Migration energies in L12 intermetallic compounds

The migration energies E-M for the jumps into nearest-neighbour vacancies in L1(2) intermetallic compounds are related to the static lattice Green functions that can be calculated from the measured phonon dispersions. The present approach is an extension of a similar approach used earlier for BCC and FCC pure metals (Schober H R, Petry W and Trampenau J 1992 J. Phys.: Condens. Matter 4 9321). In A(3)B compounds with the L1(2) structure, three first-nearest-neighbour jumps into vacancies have to be distinguished and in some cases there is a bias, Delta E, between final and initial configurations. As was done earlier for monatomic lattices by Schober er nl, the migration energy is split into two terms, one depending only on structure and a material-dependent term, given by the Green function elements. The difference in size between A and B atoms has to be taken into account and the compounds have to be separated into two groups depending on the size of the majority atoms relative to the minority ones.
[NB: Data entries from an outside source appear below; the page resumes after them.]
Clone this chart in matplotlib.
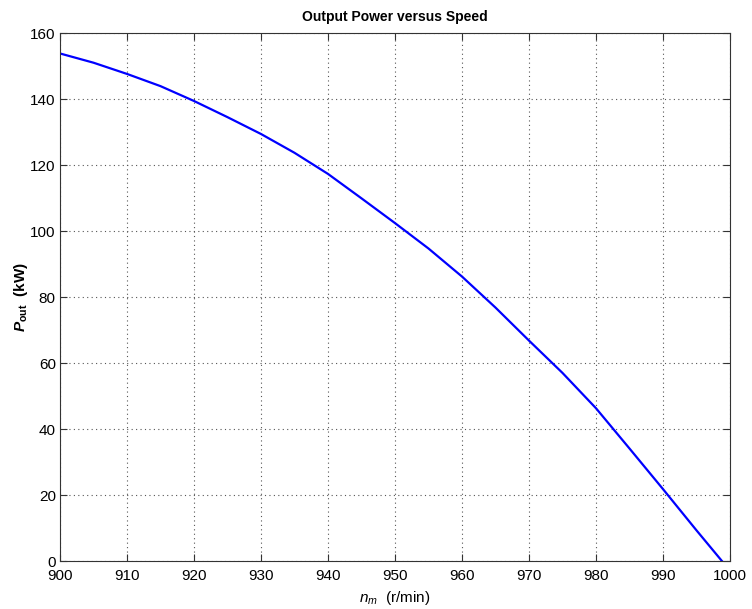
import matplotlib
matplotlib.use("Agg")
import matplotlib.pyplot as plt
import numpy as np

plt.rcParams['font.family'] = ['Liberation Sans', 'DejaVu Sans']
plt.rcParams['mathtext.fontset'] = 'custom'
plt.rcParams['mathtext.rm'] = 'Liberation Sans'
plt.rcParams['mathtext.it'] = 'Liberation Sans:italic'
plt.rcParams['mathtext.bf'] = 'Liberation Sans:bold'
plt.rcParams['mathtext.bfit'] = 'Liberation Sans:bold:italic'

speed = [900, 905, 910, 915, 920, 925, 930, 935, 940, 945, 950, 955, 960,
         965, 970, 975, 980, 985, 990, 995, 998.8]
power = [153.8, 151.0, 147.6, 143.9, 139.4, 134.5, 129.4, 123.7, 117.3, 109.9,
         102.4, 94.7, 86.2, 76.8, 66.8, 57.0, 46.3, 34.1, 21.8, 9.3, 0.0]
xticks = list(range(900, 1001, 10))
yticks = list(range(0, 161, 20))

fig = plt.figure(figsize=(7.52, 6.09), dpi=100)
ax = fig.add_axes([0.0798, 0.0788, 0.8909, 0.867])
ax.plot(speed, power, color='#0000ff', lw=1.6)
ax.set_xlim(900, 1000)
ax.set_ylim(0, 160)
ax.set_xticks(xticks)
ax.set_yticks(yticks)
ax.grid(True, color='#555555', linestyle=(0, (1, 3)), linewidth=0.8)
ax.tick_params(direction='in', top=True, right=True, length=5, width=0.8,
               labelsize=11, color='#333333')
ax.tick_params(axis='x', pad=6)
ax.tick_params(axis='y', pad=3)
for s in ax.spines.values():
    s.set_color('#333333')
    s.set_linewidth(0.8)
ax.set_title('Output Power versus Speed', fontsize=10, fontweight='bold', pad=9)
ax.set_xlabel(r'$\mathit{n}_{m}$  (r/min)', fontsize=11, labelpad=4)
ax.set_ylabel(r'$\mathbfit{P}_{\mathbf{out}}$  (kW)', fontsize=11, fontweight='bold', labelpad=0)
fig.savefig('out.png', dpi=100)
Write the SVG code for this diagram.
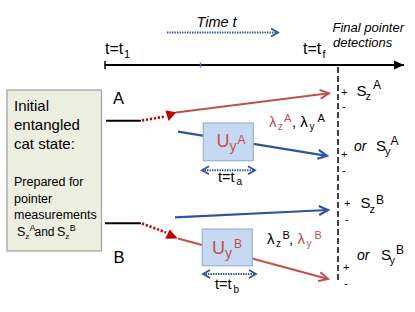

The formulae have been checked by computer simulations. The values of E-M or E-M - Delta E/2 are calculated for those L1(2) compounds where the phonon dispersions have been measured. In the case of the Ni3Al system, other theoretical and experimental determinations compare well with our model. Comparing these energies with the critical temperatures of stability of the L1(2) structure, we note a significant contribution of the ordering energy to the migration energy for all three jump types.